Dr Richard Fitton, a GP who is a member of England’s Connecting for Health Care Record Development Board and a fervent believer in sharing records with patients, has asked 100 to go through their records and mark up errors and highly confidential, sensitive items they would not wish to share.

So far 17 records have come back showing 11 errors and 30 items not to be shared from 5,338 record entries. Dr Fitton told the EMIS National User Group annual conference at Warwick University last week that the results were being analysed by Professor Martin Severs, chair of the Information Standards Board.

Dr Fitton said the items to be kept out of shared records tended to come from the four ‘unmentionables’: mental health, infectious diseases, pregnancy and contraception and drug and alcohol abuse. Genetic data was also being marked.

The question of what to do about errors is a complex matter. Dr Fitton explained: “If something has to be expunged completely you have to go to court to do it.”

Deletions could be made, but they would remain in the audit data with a message recording what had happened to the information. The material was, however taken out of the working part of the record. Contended information would be kept but ‘quarantined’.

A lively debate ensued about how GPs would cope with patients examining and correcting records on a wide scale rather than in pilot exercises with small numbers.

One audience member acknowledged that some records had errors, however he said he had a patient who was threatening to sue over entries in his record about drug taking at university which were now preventing him getting insurance. “I think there need to be some very clear rules and educational information for patients about what will and will not be changeable.”

“Should we change it or perpetuate the errors?” asked Dr Fitton who argued firmly for sharing information with patients and resolving issues that arise.

The GP replied that the patient was not disputing the information – he just did not want it on his record.
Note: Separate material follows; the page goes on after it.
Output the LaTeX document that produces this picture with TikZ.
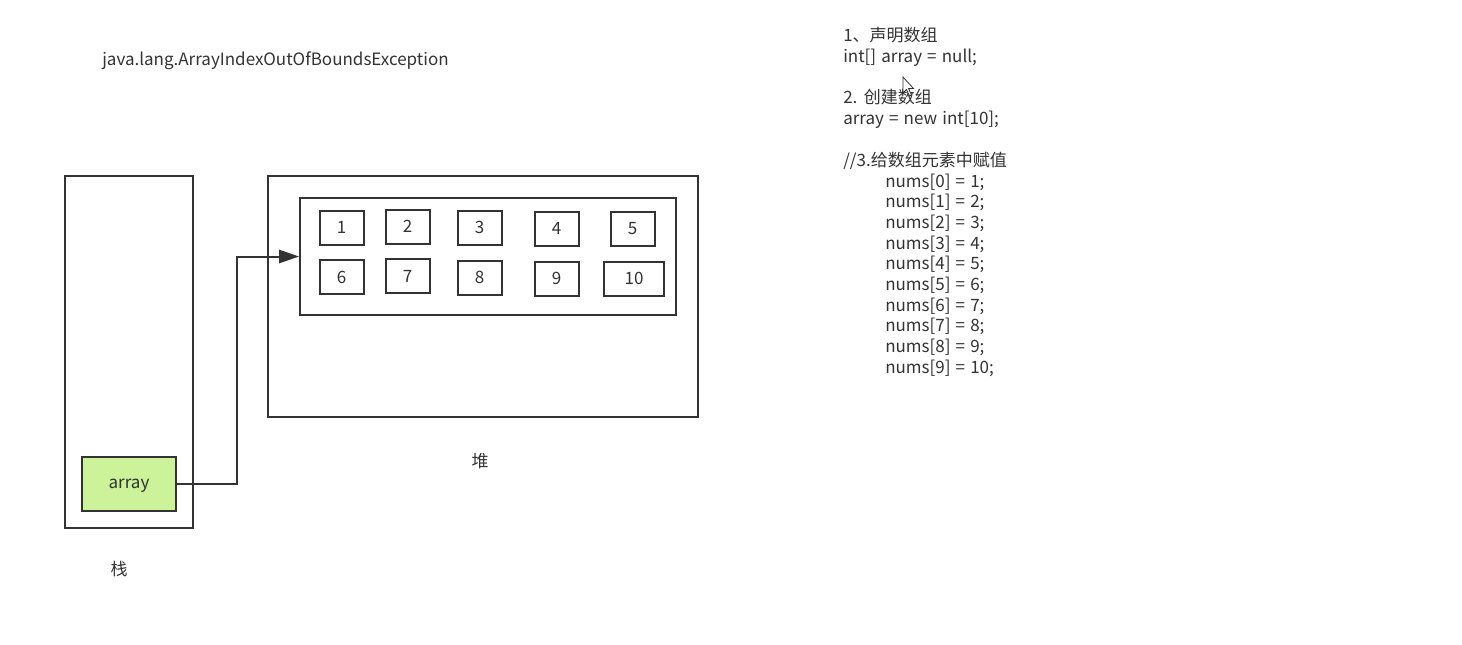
\documentclass[tikz,border=0pt]{standalone}
\usepackage{fontspec}
\setmainfont[WordSpace=1.35]{Noto Sans CJK SC}
\usetikzlibrary{arrows.meta}
\definecolor{ink}{HTML}{333333}
\definecolor{leaf}{HTML}{CCF29A}
\begin{document}
\begin{tikzpicture}[x=0.75pt,y=-0.75pt,
  frame/.style={draw=ink,line width=1.5pt,rectangle,inner sep=0pt},
  cell/.style={frame,minimum width=33pt,minimum height=25.5pt,font=\fontsize{12.75}{15}\selectfont,text=ink},
  txt/.style={anchor=base west,inner sep=0pt,text=ink,font=\fontsize{12.75}{15}\selectfont},
  lbl/.style={inner sep=0pt,text=ink,font=\fontsize{12.75}{15}\selectfont}]
\useasboundingbox[fill=white] (0,0) rectangle (1462,644);
% stack
\node[frame,minimum width=96pt,minimum height=264pt] (stack) at (129,352) {};
\node[frame,fill=leaf,minimum width=70.5pt,minimum height=40.5pt,text=ink,text depth=0pt,font=\fontsize{12.75}{15}\selectfont] (arr) at (129,484) {array};
\node[lbl] (stacklbl) at (119,569) {栈};
% heap
\node[frame,minimum width=322.5pt,minimum height=180.75pt] (heap) at (483,296.5) {};
\node[frame,minimum width=282pt,minimum height=87.75pt] (inner) at (488,256.5) {};
\node[lbl] (heaplbl) at (480,461) {堆};
% cells
\node[cell] (c1) at (341.5,227.5) {1};
\node[cell] (c2) at (407.5,226.5) {2};
\node[cell] (c3) at (479.5,227.5) {3};
\node[cell] (c4) at (556.5,228.5) {4};
\node[cell] (c5) at (632.5,228.5) {5};
\node[cell] (c6) at (341.5,277) {6};
\node[cell] (c7) at (407.5,276) {7};
\node[cell] (c8) at (479.5,277.5) {8};
\node[cell] (c9) at (556.5,278.5) {9};
\node[cell,minimum width=45pt] (c10) at (634,278.5) {10};
% connector
\coordinate (bend) at (237,484);
\draw[draw=ink,line width=1.5pt,-{Triangle[length=15pt,width=10pt]}] (arr.east) -- (bend) |- (inner.west);
% exception
\node[txt] (exc) at (102,65) {java.lang.ArrayIndexOutOfBoundsException};
% code text
\node[txt] (t1) at (843,41) {1、声明数组};
\node[txt] (t2) at (843,62) {int[] array = null;};
\node[txt] (t3) at (843,103) {2. 创建数组};
\node[txt] (t4) at (843,124) {array = new int[10];};
\node[txt] (t5) at (843,166) {//3.给数组元素中赋值};
\foreach \i/\v [count=\k from 0] in {0/1,1/2,2/3,3/4,4/5,5/6,6/7,7/8,8/9,9/10}{
  \node[txt] (n\i) at (885,187+20.67*\k) {nums[\i] = \v;};
}
% mouse cursor
\draw[ink,line width=0.6pt,fill=white] (903,77) -- (903,93) -- (906.5,89.5) -- (909.5,96) -- (911.5,95) -- (908.5,88.5) -- (913.5,88.5) -- cycle;
\end{tikzpicture}
\end{document}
Bedfordshire GP, Dr Mary Hawking, pointed out that questions about patients seeing their own data were covered by the Access to Medical Records and Data Protection Acts. “The problem with the [NHS] Care Record is the other people who get to use it – a lot of the problems are with secondary uses. We don’t seem to be dealing with that aspect.”

Dr Fitton said that – speaking in a personal capacity – he disagreed with data being downloaded to a central system and favoured the idea of distributed databases that could integrate information for people with a legitimate relationship with the patient.

“I hope that we shall move that way and we will have a much more workable model,” he said.